Investing.com – S&P Global Ratings raised its long- and short-term issuer credit ratings on Poland-based (WSE:ALR) to ’BBB-/A-3’ from ’BB+/B’ on Tuesday. The outlook is stable. The ratings firm also affirmed its long- and short-term resolution counterparty ratings on the bank at ’BBB/A-2’.
The upgrade reflects Alior’s progress over 2025 on diversifying its lending activities and actively reducing its volume of nonperforming loans. The portfolio has diversified further, with a rising share of lower-risk products like mortgages and loans to small and midsize enterprises. Over 2025, particularly in the fourth quarter, Alior made significant progress in reducing its volume of NPLs, resulting in a year-end NPL ratio of 5.7% in S&P’s calculation, after 6.4% in third-quarter 2025 and 6.9% in 2024.
S&P expects cost of risk of 60-80 basis points, sustainably lower than those of a few years ago, reflecting the bank’s stricter lending standards and reduced share of risky lending. Alior targets to reduce its NPL ratio to below 5% by 2026, because this is a prerequisite to increase shareholder distributions to up to 75% of annual net income. With net profits of Polish zloty 2.4 billion, the bank maintained its profitability in 2025, despite the 175 basis point reduction in reference rates over 2025.
For year-end 2025, S&P expects the bank’s risk-adjusted capital ratio to have improved to about 14.1% from 13.0% a year before. The ratings firm considers the RAC ratio could decrease to 13.0%-14.0% by 2027, which is still a strong level. S&P expects a receding net interest margin of about 4.8% in 2027, good growth in fee income, and moderate growth in operating expense to translate into net profits of about PLN2 billion annually in its base-case scenario for 2026 and 2027.

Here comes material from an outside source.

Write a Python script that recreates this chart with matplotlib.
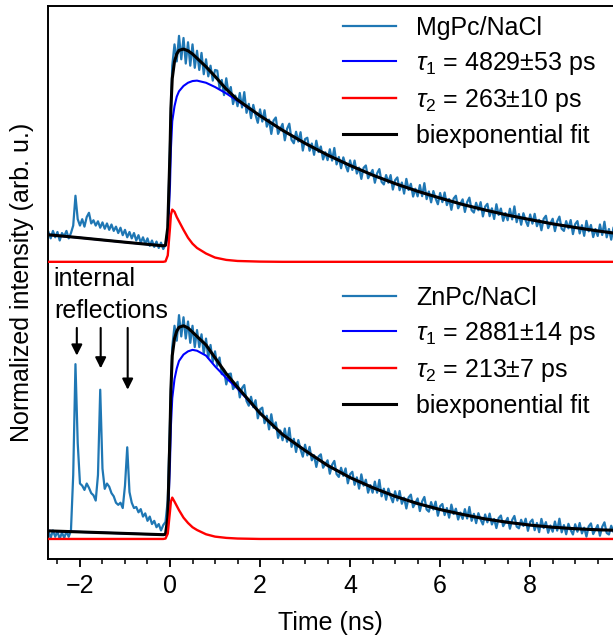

The rating on Alior includes one notch of group support from Powszechny Zaklad Ubezpieczen, its largest shareholder. In June 2025, PZU signed a memorandum of understanding with Bank Polska Kasa Opieki S.A., where the parent owns 20%, to investigate a takeover of PZU by Pekao, creating one of the largest financial institution groups in Europe. S&P assumes the potential for extraordinary group support from PZU or Pekao would remain, continuing to support the rating on Alior.